While many students have their sights set on a specific school early on, you’ll want to spend time building out a diverse school list that aligns with your academic and career interests. Start by spending some time reflecting on things that are important to you (e.g. location, size, religious affiliation) and then leverage school search tools to build out a broad list.
If you’re able to schedule school visits – spring break and summer are great options – that gives you an up close and personal peek into student and campus life. Make sure you’re keeping notes on each school so you can compare when you return.
Essay prompts are typically released in the spring or summer. If you’re signing up for updates from schools, you should receive a notification when they’re available or they can be accessed via the Common App.
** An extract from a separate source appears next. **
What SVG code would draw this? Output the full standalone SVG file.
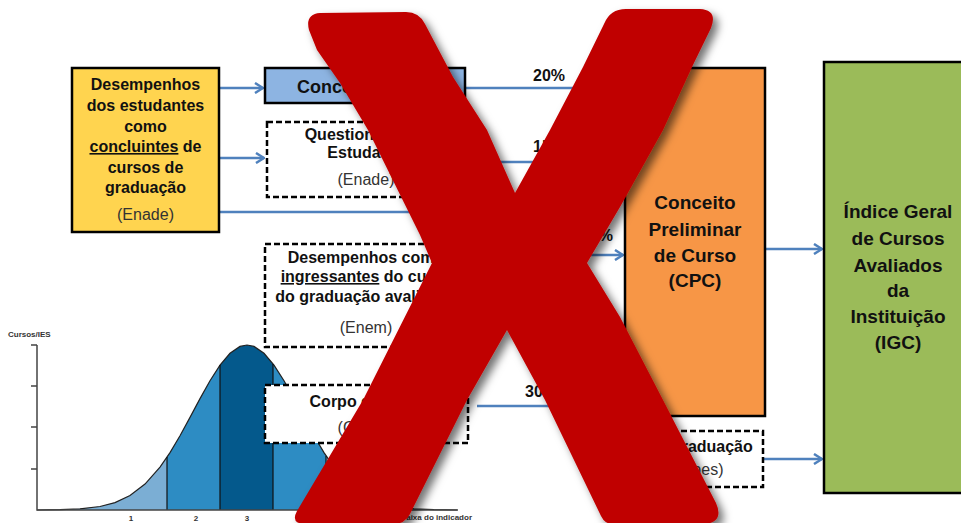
<svg xmlns="http://www.w3.org/2000/svg" width="961" height="523" viewBox="0 0 961 523">
<defs>
<style>
.t{font-family:"Liberation Sans",Arial,sans-serif;font-weight:bold;font-size:16px;fill:#111;text-anchor:middle}
.n{font-weight:normal;fill:#333}
.big{font-size:19px}
.box{stroke:#000;stroke-width:2.5}
.dash{fill:#fff;stroke:#000;stroke-width:2.5;stroke-dasharray:6 3}
.con{stroke:#4F81BD;stroke-width:2.5;fill:none}
.ax{stroke:#444;stroke-width:1.5;fill:none}
.ch{font-family:"Liberation Sans",Arial,sans-serif;font-weight:bold;font-size:8px;fill:#333}
</style>
<marker id="ah" viewBox="0 0 10 12" refX="9" refY="6" markerWidth="10" markerHeight="12" markerUnits="userSpaceOnUse" orient="auto">
<path d="M1,1 L9,6 L1,11" fill="none" stroke="#4F81BD" stroke-width="2.5" stroke-linejoin="miter"/>
</marker>
<clipPath id="bell">
<path d="M37,510 L60,509.7 L80,508.8 L100,506.5 L115,502.6 L130,495.6 L145,484.1 L160,467.1 L170,452.6 L180,435.8 L190,417.4 L200,398.6 L210,380.7 L220,365.1 L230,353.3 L240,346.4 L247,345 L254,346.4 L264,353.3 L274,365.1 L284,380.7 L294,398.6 L304,417.4 L314,435.8 L324,452.6 L334,467.1 L349,484.1 L364,495.6 L379,502.6 L394,506.5 L414,508.8 L434,509.7 L457,510 Z"/>
</clipPath>
<filter id="sh" x="-20%" y="-20%" width="140%" height="140%">
<feDropShadow dx="5" dy="5" stdDeviation="4" flood-color="#000" flood-opacity="0.55"/>
</filter>
</defs>
<rect width="961" height="523" fill="#fff"/>

<g id="chart">
<g clip-path="url(#bell)">
<rect x="37" y="340" width="130" height="172" fill="#7BAED4"/>
<rect x="167" y="340" width="53" height="172" fill="#2D8CC3"/>
<rect x="220" y="340" width="53" height="172" fill="#04598C"/>
<rect x="273" y="340" width="53" height="172" fill="#2D8CC3"/>
<rect x="326" y="340" width="132" height="172" fill="#7BAED4"/>
</g>
<polyline fill="none" stroke="#222" stroke-width="1.2" points="37,510 60,509.7 80,508.8 100,506.5 115,502.6 130,495.6 145,484.1 160,467.1 170,452.6 180,435.8 190,417.4 200,398.6 210,380.7 220,365.1 230,353.3 240,346.4 247,345 254,346.4 264,353.3 274,365.1 284,380.7 294,398.6 304,417.4 314,435.8 324,452.6 334,467.1 349,484.1 364,495.6 379,502.6 394,506.5 414,508.8 434,509.7 457,510"/>
<path d="M167,510V457 M220,510V365 M273,510V364 M326,510V456" stroke="#111" stroke-width="1.2"/>
<path class="ax" d="M37,345V510H458 M31,345H37 M31,386H37 M31,427H37 M31,469H37"/>
<text class="ch" x="8" y="337">Cursos/IES</text>
<text class="ch" x="131" y="521" text-anchor="middle">1</text>
<text class="ch" x="196" y="521" text-anchor="middle">2</text>
<text class="ch" x="247" y="521" text-anchor="middle">3</text>
<text class="ch" x="300" y="521" text-anchor="middle">4</text>
<text class="ch" x="353" y="521" text-anchor="middle">5</text>
<text class="ch" x="472" y="520" text-anchor="end">Faixa do indicador</text>
</g>

<g id="connectors">
<path class="con" d="M219,88H263" marker-end="url(#ah)"/>
<path class="con" d="M219,158H264" stroke-width="3.5" marker-end="url(#ah)"/>
<path class="con" d="M219,212H515V255"/>
<path class="con" d="M465,88H623" marker-end="url(#ah)"/>
<path class="con" d="M465,162H623" marker-end="url(#ah)"/>
<path class="con" d="M468,255H623" marker-end="url(#ah)"/>
<path class="con" d="M477,406H623" marker-end="url(#ah)"/>
<path class="con" d="M765,249H822" marker-end="url(#ah)"/>
<path class="con" d="M763,459H822" marker-end="url(#ah)"/>
<text class="t" x="549" y="81">20%</text>
<text class="t" x="533" y="152" style="text-anchor:start">15%</text>
<text class="t" x="613" y="241" style="text-anchor:end">35%</text>
<text class="t" x="525" y="397" style="text-anchor:start">30%</text>
</g>

<g id="concluintes">
<rect class="box" x="72" y="68" width="147" height="164" fill="#FFD44F"/>
<text class="t" x="145.5" y="90">Desempenhos</text>
<text class="t" x="145.5" y="111">dos estudantes</text>
<text class="t" x="145.5" y="132">como</text>
<text class="t" x="145.5" y="152"><tspan style="text-decoration:underline">concluintes</tspan> de</text>
<text class="t" x="145.5" y="173">cursos de</text>
<text class="t" x="145.5" y="193">graduação</text>
<text class="t n" x="145.5" y="220">(Enade)</text>
</g>

<g id="conceito-enade">
<rect class="box" x="265" y="68" width="200" height="35" fill="#8DB4E2"/>
<text class="t" x="365" y="93" style="font-size:18px">Conceito Enade</text>
</g>

<g id="questionario">
<rect class="dash" x="267" y="122" width="198" height="75"/>
<text class="t" x="366" y="140">Questionário do</text>
<text class="t" x="366" y="158">Estudante</text>
<text class="t n" x="366" y="185">(Enade)</text>
</g>

<g id="ingressantes">
<rect class="dash" x="265" y="244" width="203" height="103"/>
<text class="t" x="366" y="263">Desempenhos como</text>
<text class="t" x="366" y="282"><tspan style="text-decoration:underline">ingressantes</tspan> do curso</text>
<text class="t" x="362" y="302">do graduação avaliado</text>
<text class="t n" x="366" y="333">(Enem)</text>
</g>

<g id="corpo-docente">
<rect class="dash" x="265" y="385" width="203" height="58"/>
<text class="t" x="366" y="407">Corpo docente</text>
<text class="t n" x="366" y="433">(Censo)</text>
</g>

<g id="cpc">
<rect class="box" x="625" y="68" width="140" height="348" fill="#F79646"/>
<text class="t big" x="695" y="209">Conceito</text>
<text class="t big" x="695" y="236">Preliminar</text>
<text class="t big" x="695" y="262">de Curso</text>
<text class="t big" x="695" y="287">(CPC)</text>
</g>

<g id="pos-graduacao">
<rect class="dash" x="627" y="431" width="136" height="56"/>
<text class="t" x="695" y="452">Pós-graduação</text>
<text class="t n" x="695" y="475">(Capes)</text>
</g>

<g id="igc">
<rect class="box" x="824" y="62" width="150" height="431" fill="#9BBB59"/>
<text class="t big" x="898" y="218">Índice Geral</text>
<text class="t big" x="898" y="245">de Cursos</text>
<text class="t big" x="898" y="272">Avaliados</text>
<text class="t big" x="898" y="297">da</text>
<text class="t big" x="898" y="323">Instituição</text>
<text class="t big" x="898" y="349">(IGC)</text>
</g>

<g id="cross" filter="url(#sh)">
<path fill="#C00000" d="M309,30 Q305,14 320,13 L406,12 Q419,12 425,24 L453,77 L487,130 L515,193 L550,130 L583,67 L604,24 Q610,9 626,9 L700,9 Q718,10 711,28 L692,67 L663,130 L620,207 L587,263 L620,317 L663,400 L716,503 Q724,521 706,524 L612,524 Q605,524 601,516 L545,400 L507,330 L467,400 L410,514 Q405,524 393,524 L306,524 Q290,524 297,511 L363,400 L432,263 L420,235 L368,130 L340,83 L317,50 Z"/>
</g>
</svg>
Finally, if there’s a school that is your top choice, consider putting together an Early Action (EA) or Early Decision (ED) application.
In summary, there’s a lot to think about and this isn’t meant to be a deep dive into everything you should be working on, but rather some guardrails to get you thinking more broadly about how to organize and prioritize. Below is a quick checklist of activities and timing to help get you started.
In summary, for Junior year…
- All year: Focus on grades and activities.
- Winter: School research
- Winter: Make summer plans (camps, classes, school visits)
- Spring: Senior year course selection
- Spring: Think about Letters of Recommendation & who to ask
- Summer: Download essay prompts/supplements.